Whether it is the game of one-upmanship or a display of power or coming up with a verbal attack followed by a counterattack, the spoken lines keep you entertained right through.
All this also means that for that section of audiences who like their movie narratives to be light and breezy, Mumbai Saga would come across as a rather heavy outing.
This is not a film where heroes crack jokes or romance with their women (even Kajal Agarwal, playing John's wife, wants him to go for the kill rather than serenade her). It is about establishing samrajya and keeping a stranglehold over it.
No wonder, there are numerous characters that support this gang led by John Abraham.
If his brother (Prateik Babbar) wants to join him in his endeavours, there are friends (Rohit Roy, Shaad Randhawa) who promise to stand by him in thick and thin.
Suniel Shetty appears in a cameo to give them 'Gangster 1-0-1' lessons while Gulshan Grover is into 'Karz ka farz ada' mode as a trusted partner.
Meanwhile, bodies are sprayed all over the city.
The narrative is not the Ram Gopal Varma style which is stark and gritty.
It is in hardcore Sanjay Gupta mode where style rules.
In the process of that happening, sometimes the fluidity of the narrative gets impacted as the swag quotient of the two leads takes over and the story takes a backseat.
Still, it is to the credit of the cast which ensures that there is solid weight in the proceedings.
John Abraham is in great form and as an actor whose punches do count, it's believable when he threatens and scary when he picks a man and does somersault with his body. His dialogue delivery is perfectly paced.
Emraan Hashmi comes at the interval point of the film, and ensures that he owns the scene.
His 'bad boy' act, something that was his hallmark in the first decade of the millennium, is back in action even as he makes his presence felt in a big way right through the second half of the film.

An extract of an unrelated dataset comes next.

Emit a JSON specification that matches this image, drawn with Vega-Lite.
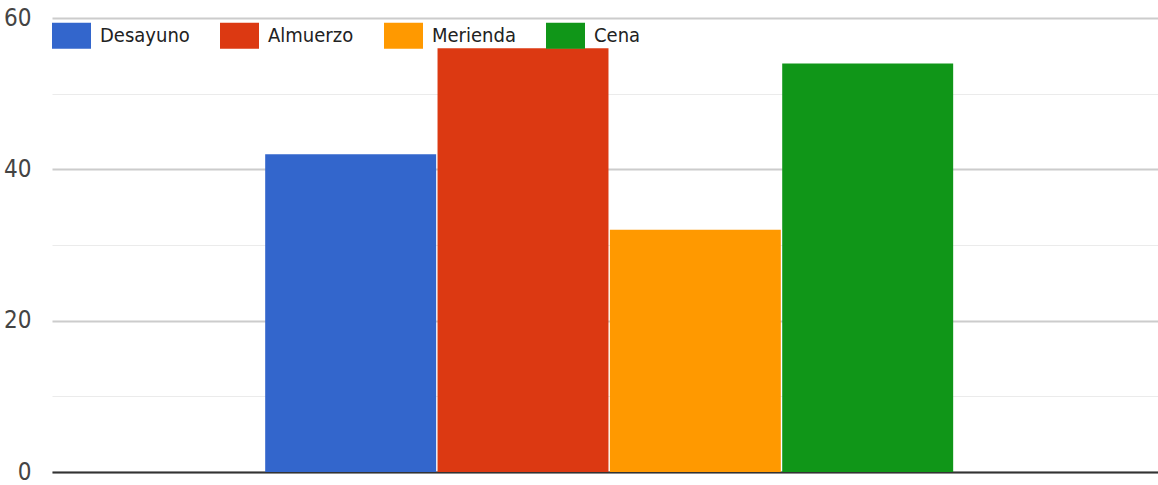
{
  "$schema": "https://vega.github.io/schema/vega-lite/v6.json",
  "autosize": "none",
  "width": 1106,
  "height": 454,
  "padding": {"left": 52, "top": 18, "right": 0, "bottom": 13},
  "background": "white",
  "config": {
    "view": {"stroke": null},
    "font": "DejaVu Sans Condensed, sans-serif"
  },
  "data": {
    "values": [
      {"grupo": "", "comida": "Desayuno", "valor": 42},
      {"grupo": "", "comida": "Almuerzo", "valor": 56},
      {"grupo": "", "comida": "Merienda", "valor": 32},
      {"grupo": "", "comida": "Cena", "valor": 54}
    ]
  },
  "mark": {"type": "bar"},
  "encoding": {
    "x": {
      "field": "grupo",
      "type": "nominal",
      "scale": {"paddingInner": 0, "paddingOuter": 0.3038, "align": 0.51},
      "axis": {
        "title": null,
        "labels": false,
        "ticks": false,
        "domainColor": "#333333",
        "domainWidth": 2
      }
    },
    "xOffset": {
      "field": "comida",
      "type": "nominal",
      "sort": ["Desayuno", "Almuerzo", "Merienda", "Cena"],
      "scale": {"paddingInner": 0.008, "paddingOuter": 0}
    },
    "y": {
      "field": "valor",
      "type": "quantitative",
      "scale": {"domain": [0, 60], "nice": false},
      "axis": {
        "title": null,
        "values": [0, 10, 20, 30, 40, 50, 60],
        "labelExpr": "datum.value % 20 === 0 ? datum.label : ''",
        "labelFontSize": 24,
        "labelColor": "#444444",
        "labelPadding": 21,
        "ticks": false,
        "domain": false,
        "gridColor": {"condition": {"test": "datum.value % 20 === 0", "value": "#cccccc"}, "value": "#ebebeb"},
        "gridWidth": {"condition": {"test": "datum.value % 20 === 0", "value": 2}, "value": 1}
      }
    },
    "color": {
      "field": "comida",
      "type": "nominal",
      "sort": ["Desayuno", "Almuerzo", "Merienda", "Cena"],
      "scale": {
        "domain": ["Desayuno", "Almuerzo", "Merienda", "Cena"],
        "range": ["#3366cc", "#dc3912", "#ff9900", "#109618"]
      },
      "legend": {
        "title": null,
        "orient": "none",
        "legendX": 0,
        "legendY": -2,
        "direction": "horizontal",
        "symbolType": "M-1,-0.667L1,-0.667L1,0.667L-1,0.667Z",
        "symbolSize": 1521,
        "symbolStrokeWidth": 0,
        "symbolOpacity": 1,
        "labelFontSize": 20,
        "labelColor": "#222222",
        "labelOffset": 9,
        "columnPadding": 30,
        "padding": 0
      }
    }
  }
}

Mahesh Manjrekar is rock solid in each of his scenes.
Amole Gupte brings on a smile, and at times even a laugh in the way he mouths his dialogues. He is clearly having a lot of fun in the film.
As for the audiences who love gangster dramas and have been a regular with this genre on the OTT medium, there is a lot of fun in store.
Thankfully, the film has released in theatres as it has been made for a big screen experience.